++++ DATA SEGMENT ++++

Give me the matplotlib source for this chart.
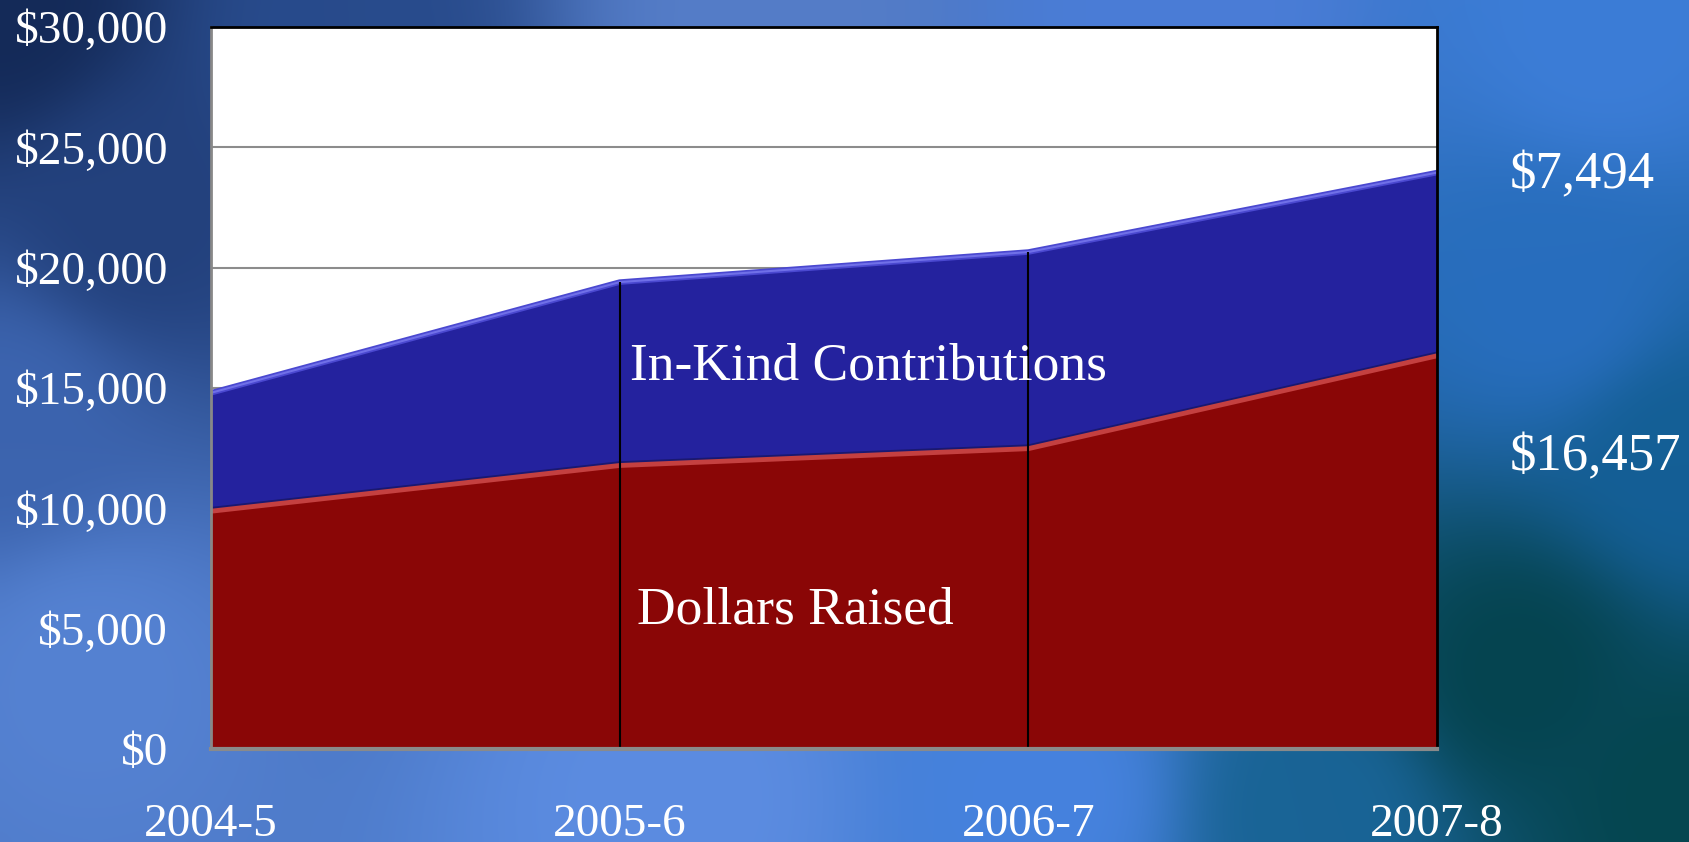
import numpy as np
import matplotlib
matplotlib.use("Agg")
import matplotlib.pyplot as plt
from matplotlib.ticker import FuncFormatter

# ---- data ----
categories = ["2004-5", "2005-6", "2006-7", "2007-8"]
dollars_raised = [10000, 11900, 12600, 16457]
in_kind = [4800, 7500, 8050, 7494]
y_ticks = [0, 5000, 10000, 15000, 20000, 25000, 30000]
series_names = ["Dollars Raised", "In-Kind Contributions"]
end_labels = ["$16,457", "$7,494"]

W, H, DPI = 1689, 842, 100
fig = plt.figure(figsize=(W / DPI, H / DPI), dpi=DPI)
plt.rcParams['font.family'] = ['Liberation Serif', 'DejaVu Serif']

# ---- background gradient (decoration) ----
bg = fig.add_axes([0, 0, 1, 1])
bg.set_axis_off()
ny, nx = 120, 240
yy, xx = np.mgrid[0:1:ny * 1j, 0:1:nx * 1j]  # y=0 top
ctrl = [
    (0.00, 0.00, (20, 42, 88)),
    (0.08, 0.25, (35, 65, 125)),
    (0.20, 0.05, (40, 75, 140)),
    (0.45, 0.02, (85, 125, 200)),
    (0.70, 0.02, (75, 125, 215)),
    (0.95, 0.03, (60, 125, 215)),
    (0.00, 0.50, (60, 100, 175)),
    (0.05, 0.80, (85, 130, 210)),
    (0.40, 0.95, (92, 140, 225)),
    (0.62, 0.95, (70, 130, 222)),
    (0.78, 0.97, (25, 100, 150)),
    (0.90, 0.80, (5, 68, 80)),
    (1.00, 0.95, (5, 70, 80)),
    (0.92, 0.35, (40, 110, 190)),
    (1.00, 0.55, (20, 95, 150)),
]
num = np.zeros((ny, nx, 3))
den = np.zeros((ny, nx))
for cx, cy, col in ctrl:
    d2 = (xx - cx) ** 2 + ((yy - cy) * 0.5) ** 2 + 1e-4
    w = 1.0 / d2 ** 1.6
    num += w[..., None] * np.array(col)[None, None, :]
    den += w
img = (num / den[..., None]) / 255.0
bg.imshow(img, extent=[0, 1, 0, 1], aspect="auto", interpolation="bicubic")
bg.set_xlim(0, 1)
bg.set_ylim(0, 1)

# ---- main axes ----
ax = fig.add_axes([211 / W, 93 / H, 1226 / W, 722 / H])
ax.set_facecolor("white")
x = np.arange(len(categories))
dr = np.array(dollars_raised, dtype=float)
ik = np.array(in_kind, dtype=float)
total = dr + ik

red = "#8A0606"
blue = "#24229E"
ax.fill_between(x, 0, dr, color=red, zorder=2, linewidth=0)
ax.fill_between(x, dr, total, color=blue, zorder=2, linewidth=0)
# bevel highlights
ax.plot(x, total, color="#4a48d0", lw=4, zorder=3, solid_capstyle="butt")
ax.plot(x, total, color="#7070e8", lw=1.5, zorder=3.1, solid_capstyle="butt")
ax.plot(x, dr, color="#1a1870", lw=2, zorder=3)
ax.plot(x, dr - 120, color="#c44040", lw=3.5, zorder=3.1, solid_capstyle="butt")

# drop lines
ax.vlines(x[1:-1], 0, total[1:-1], color="black", lw=1.5, zorder=4)

ax.set_xlim(x[0], x[-1])
ax.set_ylim(y_ticks[0], y_ticks[-1])
ax.set_yticks(y_ticks)
ax.yaxis.set_major_formatter(FuncFormatter(lambda v, p: f"${v:,.0f}"))
ax.set_xticks(x)
ax.set_xticklabels(categories)
ax.grid(axis="y", color="#8c8c8c", lw=1.5, zorder=1)
ax.set_axisbelow(True)
ax.tick_params(axis="y", length=0, pad=31, labelsize=34, labelcolor="white")
ax.tick_params(axis="x", length=0, pad=39, labelsize=34, labelcolor="white")

for s in ["top", "right"]:
    ax.spines[s].set_color("black")
    ax.spines[s].set_linewidth(2)
ax.spines["left"].set_color("#888888")
ax.spines["left"].set_linewidth(2)
ax.spines["bottom"].set_color("#8a8a8a")
ax.spines["bottom"].set_linewidth(3)
for s in ax.spines.values():
    s.set_zorder(5)

# series labels inside areas
ax.text(x[1] + 0.025, dr[1] + 4000, series_names[1], color="white",
        fontsize=38.5, ha="left", va="center", zorder=6)
ax.text(x[1] + 0.042, 5750, series_names[0], color="white",
        fontsize=38.5, ha="left", va="center", zorder=6)

# end labels to the right
ax.text(1.059, 1 - (175 - 27) / 722, end_labels[1], transform=ax.transAxes,
        color="white", fontsize=38, ha="left", va="center")
ax.text(1.059, 1 - (457 - 27) / 722, end_labels[0], transform=ax.transAxes,
        color="white", fontsize=38, ha="left", va="center")

fig.savefig("out.png", dpi=DPI)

++++

EXERCISE>
Repeat the data exactly, dropping every picture it holds.

WRITTEN SOLUTION>
Give me the matplotlib source for this chart.
import numpy as np
import matplotlib
matplotlib.use("Agg")
import matplotlib.pyplot as plt
from matplotlib.ticker import FuncFormatter

# ---- data ----
categories = ["2004-5", "2005-6", "2006-7", "2007-8"]
dollars_raised = [10000, 11900, 12600, 16457]
in_kind = [4800, 7500, 8050, 7494]
y_ticks = [0, 5000, 10000, 15000, 20000, 25000, 30000]
series_names = ["Dollars Raised", "In-Kind Contributions"]
end_labels = ["$16,457", "$7,494"]

W, H, DPI = 1689, 842, 100
fig = plt.figure(figsize=(W / DPI, H / DPI), dpi=DPI)
plt.rcParams['font.family'] = ['Liberation Serif', 'DejaVu Serif']

# ---- background gradient (decoration) ----
bg = fig.add_axes([0, 0, 1, 1])
bg.set_axis_off()
ny, nx = 120, 240
yy, xx = np.mgrid[0:1:ny * 1j, 0:1:nx * 1j]  # y=0 top
ctrl = [
    (0.00, 0.00, (20, 42, 88)),
    (0.08, 0.25, (35, 65, 125)),
    (0.20, 0.05, (40, 75, 140)),
    (0.45, 0.02, (85, 125, 200)),
    (0.70, 0.02, (75, 125, 215)),
    (0.95, 0.03, (60, 125, 215)),
    (0.00, 0.50, (60, 100, 175)),
    (0.05, 0.80, (85, 130, 210)),
    (0.40, 0.95, (92, 140, 225)),
    (0.62, 0.95, (70, 130, 222)),
    (0.78, 0.97, (25, 100, 150)),
    (0.90, 0.80, (5, 68, 80)),
    (1.00, 0.95, (5, 70, 80)),
    (0.92, 0.35, (40, 110, 190)),
    (1.00, 0.55, (20, 95, 150)),
]
num = np.zeros((ny, nx, 3))
den = np.zeros((ny, nx))
for cx, cy, col in ctrl:
    d2 = (xx - cx) ** 2 + ((yy - cy) * 0.5) ** 2 + 1e-4
    w = 1.0 / d2 ** 1.6
    num += w[..., None] * np.array(col)[None, None, :]
    den += w
img = (num / den[..., None]) / 255.0
bg.imshow(img, extent=[0, 1, 0, 1], aspect="auto", interpolation="bicubic")
bg.set_xlim(0, 1)
bg.set_ylim(0, 1)

# ---- main axes ----
ax = fig.add_axes([211 / W, 93 / H, 1226 / W, 722 / H])
ax.set_facecolor("white")
x = np.arange(len(categories))
dr = np.array(dollars_raised, dtype=float)
ik = np.array(in_kind, dtype=float)
total = dr + ik

red = "#8A0606"
blue = "#24229E"
ax.fill_between(x, 0, dr, color=red, zorder=2, linewidth=0)
ax.fill_between(x, dr, total, color=blue, zorder=2, linewidth=0)
# bevel highlights
ax.plot(x, total, color="#4a48d0", lw=4, zorder=3, solid_capstyle="butt")
ax.plot(x, total, color="#7070e8", lw=1.5, zorder=3.1, solid_capstyle="butt")
ax.plot(x, dr, color="#1a1870", lw=2, zorder=3)
ax.plot(x, dr - 120, color="#c44040", lw=3.5, zorder=3.1, solid_capstyle="butt")

# drop lines
ax.vlines(x[1:-1], 0, total[1:-1], color="black", lw=1.5, zorder=4)

ax.set_xlim(x[0], x[-1])
ax.set_ylim(y_ticks[0], y_ticks[-1])
ax.set_yticks(y_ticks)
ax.yaxis.set_major_formatter(FuncFormatter(lambda v, p: f"${v:,.0f}"))
ax.set_xticks(x)
ax.set_xticklabels(categories)
ax.grid(axis="y", color="#8c8c8c", lw=1.5, zorder=1)
ax.set_axisbelow(True)
ax.tick_params(axis="y", length=0, pad=31, labelsize=34, labelcolor="white")
ax.tick_params(axis="x", length=0, pad=39, labelsize=34, labelcolor="white")

for s in ["top", "right"]:
    ax.spines[s].set_color("black")
    ax.spines[s].set_linewidth(2)
ax.spines["left"].set_color("#888888")
ax.spines["left"].set_linewidth(2)
ax.spines["bottom"].set_color("#8a8a8a")
ax.spines["bottom"].set_linewidth(3)
for s in ax.spines.values():
    s.set_zorder(5)

# series labels inside areas
ax.text(x[1] + 0.025, dr[1] + 4000, series_names[1], color="white",
        fontsize=38.5, ha="left", va="center", zorder=6)
ax.text(x[1] + 0.042, 5750, series_names[0], color="white",
        fontsize=38.5, ha="left", va="center", zorder=6)

# end labels to the right
ax.text(1.059, 1 - (175 - 27) / 722, end_labels[1], transform=ax.transAxes,
        color="white", fontsize=38, ha="left", va="center")
ax.text(1.059, 1 - (457 - 27) / 722, end_labels[0], transform=ax.transAxes,
        color="white", fontsize=38, ha="left", va="center")

fig.savefig("out.png", dpi=DPI)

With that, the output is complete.